Depending on the age of the Morse series, they went over to using radio mics rather early on with quite appalling results. So not a benchmark for decent speech quality.
I'd be inclined to fit a graphic equaliser between the device and the headphones. Putting a large peak around 3 kHz can improve clarity dramatically. As can rolling off the bass end. If nothing else you'll have great fun playing. ;-)
The easy and possibly the best way is to buy a decent AV amp and use HDMI audio for it all.
It works well for my STB, bluray and media player and AV amps are HiFi if you buy the right one.
Most of the TV (that I watch) is DD5.1 including BBC and ITV and most of the programs are DD5.1. DD5.1 is not HiFi, its compressed a lot. Bluray audio is usually HiFi but you do need a decoder in the AV amp to get the best from it. For CDs then the bluray player is as good as *any* cd player you get that uses digital out, there is no point in paying more than £20 for a CD player if you are using digital out whatever HiFi buffs think.
Are there decent AV amps at a sensible price? Most seem to have fairly mediocre audio performance. Whereas decent analogue amps have been around for many a year.
Ah. I find any 'surround' just a distraction over decent stereo.
All that is fine if you only watch films. I got the impression the OP was more interested in ordinary broadcast TV.
My ?400 Samsung telly has downward facing speakers but it still manages produces a very creditable sound along with some of that nice speech emphasis which speakers in old style tellys nearly always used to have.
My ?170 Panasonic sound bar has various settings but surprisngly none are as effective on speech or general programmes as the telly. If I'm watching a movie I switch on the sound bar but for most of my watching it is turned off especially as its has an audible cooling fan in the subwoofer.

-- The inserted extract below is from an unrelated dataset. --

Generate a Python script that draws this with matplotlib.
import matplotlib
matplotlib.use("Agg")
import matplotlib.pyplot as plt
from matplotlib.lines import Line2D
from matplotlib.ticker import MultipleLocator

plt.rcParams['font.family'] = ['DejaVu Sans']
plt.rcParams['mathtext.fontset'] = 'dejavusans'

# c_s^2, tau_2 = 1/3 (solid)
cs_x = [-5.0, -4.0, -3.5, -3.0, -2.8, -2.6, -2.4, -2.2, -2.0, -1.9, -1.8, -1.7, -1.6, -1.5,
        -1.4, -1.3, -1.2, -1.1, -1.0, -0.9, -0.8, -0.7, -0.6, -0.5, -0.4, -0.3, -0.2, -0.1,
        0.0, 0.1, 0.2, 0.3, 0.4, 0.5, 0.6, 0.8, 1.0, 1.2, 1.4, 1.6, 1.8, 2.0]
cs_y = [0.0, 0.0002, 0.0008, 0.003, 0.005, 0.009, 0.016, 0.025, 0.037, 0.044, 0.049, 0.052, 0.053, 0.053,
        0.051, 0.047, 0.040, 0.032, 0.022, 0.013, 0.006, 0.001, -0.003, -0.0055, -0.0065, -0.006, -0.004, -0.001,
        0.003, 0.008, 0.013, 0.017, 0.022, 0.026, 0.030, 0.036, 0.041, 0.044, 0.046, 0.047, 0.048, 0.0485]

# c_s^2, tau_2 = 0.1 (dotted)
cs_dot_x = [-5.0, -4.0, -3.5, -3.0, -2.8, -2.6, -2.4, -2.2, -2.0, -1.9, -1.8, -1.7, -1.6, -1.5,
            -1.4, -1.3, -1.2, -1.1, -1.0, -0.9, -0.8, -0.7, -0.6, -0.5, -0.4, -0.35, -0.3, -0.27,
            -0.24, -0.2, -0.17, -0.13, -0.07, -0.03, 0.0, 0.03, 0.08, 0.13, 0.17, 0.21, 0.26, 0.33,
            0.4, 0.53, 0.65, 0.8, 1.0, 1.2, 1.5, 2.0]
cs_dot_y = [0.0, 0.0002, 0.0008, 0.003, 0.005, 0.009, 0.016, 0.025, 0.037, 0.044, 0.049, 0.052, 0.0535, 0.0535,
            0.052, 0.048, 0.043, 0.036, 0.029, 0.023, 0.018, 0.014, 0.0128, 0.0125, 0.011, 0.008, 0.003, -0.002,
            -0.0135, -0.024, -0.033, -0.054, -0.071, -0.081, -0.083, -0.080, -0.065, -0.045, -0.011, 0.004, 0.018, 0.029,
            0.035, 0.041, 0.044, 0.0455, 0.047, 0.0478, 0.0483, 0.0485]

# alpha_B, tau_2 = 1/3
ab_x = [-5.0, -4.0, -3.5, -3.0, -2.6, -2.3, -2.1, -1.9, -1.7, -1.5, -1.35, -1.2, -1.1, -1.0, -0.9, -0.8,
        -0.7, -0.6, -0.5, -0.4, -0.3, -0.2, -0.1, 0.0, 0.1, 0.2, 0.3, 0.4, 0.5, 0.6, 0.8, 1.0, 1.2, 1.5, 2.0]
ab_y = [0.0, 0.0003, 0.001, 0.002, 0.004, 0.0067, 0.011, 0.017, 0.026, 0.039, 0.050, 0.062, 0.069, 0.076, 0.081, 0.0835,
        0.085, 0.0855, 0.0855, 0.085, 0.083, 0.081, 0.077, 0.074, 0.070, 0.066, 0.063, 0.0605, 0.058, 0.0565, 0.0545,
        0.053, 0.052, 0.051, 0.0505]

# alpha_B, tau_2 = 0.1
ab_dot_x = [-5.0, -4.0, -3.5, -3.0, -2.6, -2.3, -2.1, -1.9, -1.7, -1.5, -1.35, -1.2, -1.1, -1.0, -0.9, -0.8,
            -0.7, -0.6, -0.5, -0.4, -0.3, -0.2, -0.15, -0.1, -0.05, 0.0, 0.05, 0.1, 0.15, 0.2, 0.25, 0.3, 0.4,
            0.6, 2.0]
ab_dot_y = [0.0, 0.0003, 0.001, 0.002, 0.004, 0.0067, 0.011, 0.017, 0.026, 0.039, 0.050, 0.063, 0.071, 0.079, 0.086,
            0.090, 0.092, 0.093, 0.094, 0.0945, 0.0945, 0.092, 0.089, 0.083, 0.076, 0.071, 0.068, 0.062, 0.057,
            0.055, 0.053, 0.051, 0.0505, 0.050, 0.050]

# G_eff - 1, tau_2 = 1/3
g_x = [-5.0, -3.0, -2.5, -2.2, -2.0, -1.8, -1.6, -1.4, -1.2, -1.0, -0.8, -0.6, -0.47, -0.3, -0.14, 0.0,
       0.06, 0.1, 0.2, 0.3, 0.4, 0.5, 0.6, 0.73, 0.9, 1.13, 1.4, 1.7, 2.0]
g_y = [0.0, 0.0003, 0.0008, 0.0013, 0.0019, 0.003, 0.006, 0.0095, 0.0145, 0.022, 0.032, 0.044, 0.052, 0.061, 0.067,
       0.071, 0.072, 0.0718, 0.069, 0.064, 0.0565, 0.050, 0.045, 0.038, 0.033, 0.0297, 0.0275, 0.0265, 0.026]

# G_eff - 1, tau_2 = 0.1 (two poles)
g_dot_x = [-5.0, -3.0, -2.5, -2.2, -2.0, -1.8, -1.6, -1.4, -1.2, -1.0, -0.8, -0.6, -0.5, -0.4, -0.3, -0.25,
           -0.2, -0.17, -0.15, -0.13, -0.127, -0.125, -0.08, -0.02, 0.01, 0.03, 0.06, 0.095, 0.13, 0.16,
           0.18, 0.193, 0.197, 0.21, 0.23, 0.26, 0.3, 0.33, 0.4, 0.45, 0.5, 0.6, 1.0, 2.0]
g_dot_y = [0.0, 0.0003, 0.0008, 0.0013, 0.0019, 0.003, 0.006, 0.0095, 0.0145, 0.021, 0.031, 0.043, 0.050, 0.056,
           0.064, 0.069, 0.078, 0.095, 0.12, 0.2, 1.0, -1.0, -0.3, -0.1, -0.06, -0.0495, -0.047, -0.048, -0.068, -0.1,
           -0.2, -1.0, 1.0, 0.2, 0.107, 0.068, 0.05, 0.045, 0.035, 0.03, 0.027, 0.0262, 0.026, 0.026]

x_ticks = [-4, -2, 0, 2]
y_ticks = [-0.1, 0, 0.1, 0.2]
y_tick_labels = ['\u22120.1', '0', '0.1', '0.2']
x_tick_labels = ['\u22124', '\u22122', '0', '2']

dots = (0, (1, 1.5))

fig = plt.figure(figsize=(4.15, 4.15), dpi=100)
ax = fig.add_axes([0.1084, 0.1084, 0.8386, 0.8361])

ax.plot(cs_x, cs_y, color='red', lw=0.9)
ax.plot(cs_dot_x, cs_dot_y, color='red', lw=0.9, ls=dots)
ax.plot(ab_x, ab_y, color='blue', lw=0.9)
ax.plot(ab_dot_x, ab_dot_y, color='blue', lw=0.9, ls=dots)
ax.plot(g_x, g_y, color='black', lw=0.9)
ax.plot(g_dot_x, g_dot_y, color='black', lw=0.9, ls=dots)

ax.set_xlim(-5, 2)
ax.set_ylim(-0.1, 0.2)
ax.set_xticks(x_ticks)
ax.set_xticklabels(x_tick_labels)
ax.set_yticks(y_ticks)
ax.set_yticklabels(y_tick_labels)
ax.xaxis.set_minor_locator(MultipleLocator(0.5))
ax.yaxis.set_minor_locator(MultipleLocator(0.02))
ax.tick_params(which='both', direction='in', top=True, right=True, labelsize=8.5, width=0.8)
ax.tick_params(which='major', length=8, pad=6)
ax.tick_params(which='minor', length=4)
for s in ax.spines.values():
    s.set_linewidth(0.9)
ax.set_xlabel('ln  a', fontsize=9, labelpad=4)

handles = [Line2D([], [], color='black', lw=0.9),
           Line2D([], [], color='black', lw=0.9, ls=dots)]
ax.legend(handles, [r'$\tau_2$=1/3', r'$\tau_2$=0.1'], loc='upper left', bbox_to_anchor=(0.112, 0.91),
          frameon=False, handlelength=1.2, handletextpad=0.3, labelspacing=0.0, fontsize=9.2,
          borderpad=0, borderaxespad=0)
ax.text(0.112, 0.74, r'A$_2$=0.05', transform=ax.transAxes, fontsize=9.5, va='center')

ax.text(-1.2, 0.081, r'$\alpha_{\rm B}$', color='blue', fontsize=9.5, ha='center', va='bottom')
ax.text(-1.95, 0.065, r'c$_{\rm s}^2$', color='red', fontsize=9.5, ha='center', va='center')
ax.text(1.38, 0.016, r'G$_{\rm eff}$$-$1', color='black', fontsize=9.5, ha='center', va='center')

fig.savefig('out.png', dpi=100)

Of course I'm not saying my telly play audio like those old high price B&O tellys did but it does a surprisingly acceptable job.

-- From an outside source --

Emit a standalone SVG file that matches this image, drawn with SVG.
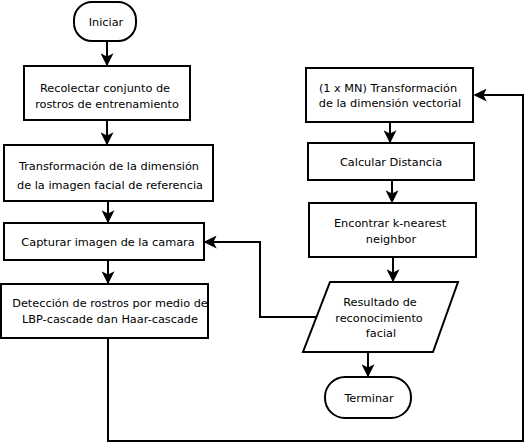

Next time I would go for a higher spec sound bar or more likely a small AV amp but feeding just 2+1 speakers to keep it tidy looking.
Nobody AFAIK has defined what hi-fi is, or isn't. I accept the point, if indeed you were making it, that the number of sound channels offered is not proportional to fidelity, often it will be quite the contrary.
The only surround system I was truly impressed by was Ambisonics. That used no less than 8 full broadcast quality speakers and associated amps. Plus the decoding equipment itself. Let's say 20 grand plus in today's money.
However, you can get a very respectable 3D sound stage with ordinary stereo - provided it is recorded properly. But you do need good acoustics in your listening room. Which the vogue for bare floorboards etc disallows.
Bit odd, I guess you've already looked for options to enable power control either in the Sound Bar and/or the telly. The HDMI control stuff normally "just works" and peripials powering down when the telly goes into standby is normal. Like wise telly powering up if you turn on the DVD player and tell it to display something.
Yes, the ARC connected soundbar does switch on and off with the telly so I suppose that could be seen as controlled from the telly remote control.
I was saying that the telly remote control didn't let me switch the soundbar on/off on its own. I sometimes want to do this because I don't find the soundbar always enhances the audio like when there's wind noise on an outside broadcast and the bass is overpowering.
However the telly remote control doesn't adjust any other settings such as subwoofer volume, spatial effects, speech clarity, input selection and so on.
In fact, the smart telly's menus allow me to download a profile for the specific model of soundbar so that I can operate the soundbar by using an infra-red sender directly attached by wire to the telly. But it doesn't work.